By Annette Pinder

Prostate cancer is the leading cause of cancer among men in the United States, and this September, during Prostate Cancer Awareness Month, Christopher J. Skomra, M.D., of Great Lakes Cancer Care Collaborative and Western New York Urology Associates, urges men to know the facts and increased risks for prostate cancer.

  • One in eight men in the United States will be diagnosed with prostate cancer in his lifetime.
  • Men are more likely to develop prostate cancer than melanoma and cancers of the colon, kidney, and stomach combined.
  • More than three million men in the U.S. are currently living with prostate cancer.
  • Prostate cancer risk increases as men age, and roughly 60% of prostate cancer cases are found in men over age 65.
  • Men with a father, brother, or son diagnosed with prostate cancer can be twice as likely to develop the disease.
  • When detected early, the five-year survival rate for prostate cancer in the U.S. was 97% between 2012 and 2018.

According to Dr.

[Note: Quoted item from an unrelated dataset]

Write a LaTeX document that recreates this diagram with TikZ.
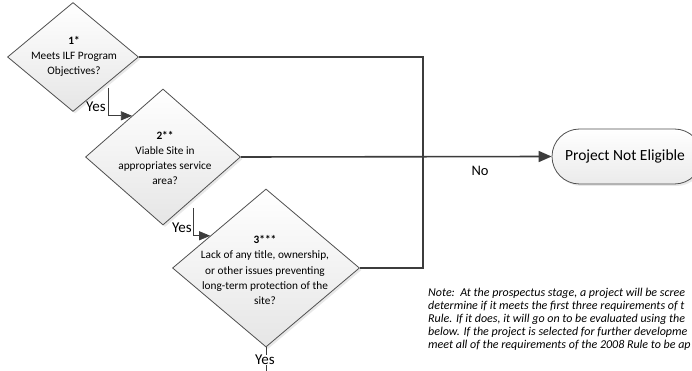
\documentclass[tikz,border=0pt]{standalone}
\usepackage{fontspec}
\setmainfont{Carlito}
\usetikzlibrary{shapes.geometric,shapes.misc,shadows,arrows.meta}
\definecolor{conncol}{HTML}{3C3C3C}
\definecolor{linegray}{HTML}{505050}
\begin{document}
\begin{tikzpicture}[x=1pt,y=-1pt,
  dia/.style={diamond, draw=linegray, line width=0.8pt, top color=white, bottom color=gray!20,
    inner sep=0pt, drop shadow={opacity=0.18,shadow xshift=2pt,shadow yshift=-2pt}},
  dtext/.style={align=center, font=\fontsize{11.3}{15.2}\selectfont, inner sep=0pt},
  conn/.style={draw=conncol, line width=1.6pt},
  yesconn/.style={draw=conncol, line width=0.7pt, -{Triangle[length=11pt,width=9pt]}},
  lbl/.style={font=\fontsize{15}{16}\selectfont, fill=white, inner sep=0.5pt},
  termbox/.style={rounded rectangle, draw=linegray, line width=0.8pt, top color=white, bottom color=gray!16,
    minimum width=150pt, minimum height=55pt, inner sep=0pt, font=\fontsize{15.5}{17}\selectfont,
    drop shadow={opacity=0.18,shadow xshift=2pt,shadow yshift=-2pt}},
  notetext/.style={anchor=north west, align=left, inner sep=0pt, font=\itshape\fontsize{12}{13}\selectfont}
  ]
\useasboundingbox[fill=white] (0,0) rectangle (692,371);

% diamonds
\node[dia, minimum width=131pt, minimum height=109pt] (d1) at (73,57) {};
\node[dtext] (t1) at (74,56.5) {\textbf{1*}\\Meets ILF Program\\Objectives?};

\node[dia, minimum width=155pt, minimum height=136pt] (d2) at (163,157) {};
\node[dtext] (t2) at (165,158) {\textbf{2**}\\Viable Site in\\appropriates service\\area?};

\node[dia, minimum width=187pt, minimum height=158pt] (d3) at (266,268) {};
\node[dtext] (t3) at (265,270) {\textbf{3***}\\Lack of any title, ownership,\\or other issues preventing\\long-term protection of the\\site?};

% terminator
\node[termbox] (term) at (627,156.5) {\hspace*{-4pt}Project Not Eligible};

% No connectors
\coordinate (c1) at (423,57);
\draw[conn] (d1.east) -- (c1) |- (d3.east);
\draw[conn, -{Triangle[length=13pt,width=11pt]}] (d2.east) -- (term.west);
\node[font=\fontsize{14.5}{16}\selectfont, inner sep=0.5pt] (no) at (480,171) {No};

% Yes connectors
\draw[yesconn] ([yshift=-5.5pt]d1.-35) |- (d2.127);
\draw[yesconn] ([yshift=-9pt]d2.-54) |- (d3.150);
\node[lbl] (y1) at (96,107) {Yes};
\node[lbl] (y2) at (182,228) {Yes};

\coordinate (c3) at (266,385);
\draw[draw=conncol, line width=0.7pt] (d3.south) -- (c3);
\node[lbl] (y3) at (265,360) {Yes};

% note
\node[notetext] (note) at (428,288) {Note:\ \ At the prospectus stage, a project will be scree\\
determine if it meets the first three requirements of t\\
Rule. If it does, it will go on to be evaluated using the\\
below. If the project is selected for further developme\\
meet all of the requirements of the 2008 Rule to be ap};
\end{tikzpicture}
\end{document}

Skomra, there are usually no symptoms in the early stages of prostate cancer. However, depending on the location of the tumor, symptoms can include weak or interrupted urine flow; inability to urinate; difficulty starting or stopping urination; frequent urination, especially at night; blood in the urine; painful or burning urination; and pain in the lower back, pelvis, or upper thighs. Such symptoms should prompt a call to your physician.

Prostate cancer risk factors include being age 50 or older; African American; consuming a diet high in fat; a sedentary lifestyle; and having a father or brother with prostate cancer. “While most prostate cancers are found in men over age 65, annual PSA tests to screen for prostate cancer should begin at age 50. However, men with increased risk factors should begin screening at age 40,” says Dr. Skomra.

Dr. Skomra explains, “Prostate screening requires a Digital Rectal Exam (DRE) and Prostate-Specific Antigen (PSA) blood test to measure the number of prostate-specific antigens in your blood. If your PSA level is elevated for your age, it may need to be repeated, or your doctor may order an MRI (a painless imaging test). If the MRI or PSA is suspicious, a prostate biopsy is required to diagnose prostate cancer, so that a pathologist can examine a tissue sample taken from your prostate gland. Thanks to advanced treatment options, prostate cancer can often be eliminated or managed with common treatment options, such as external beam radiation therapy (sometimes known as intensity modulated radiation therapy) or prostatectomy (removal of the prostate gland), using conventional or minimally invasive techniques. Your doctor may also suggest hormone therapy or active surveillance.”

Routine prostate screening should begin at age 50, and at age 40 for men with increased risk factors. So, make an appointment today. It could save your life. Prostate cancer is a common yet treatable disease. Men are urged to educate themselves about prostate cancer and discuss prevention with their physician.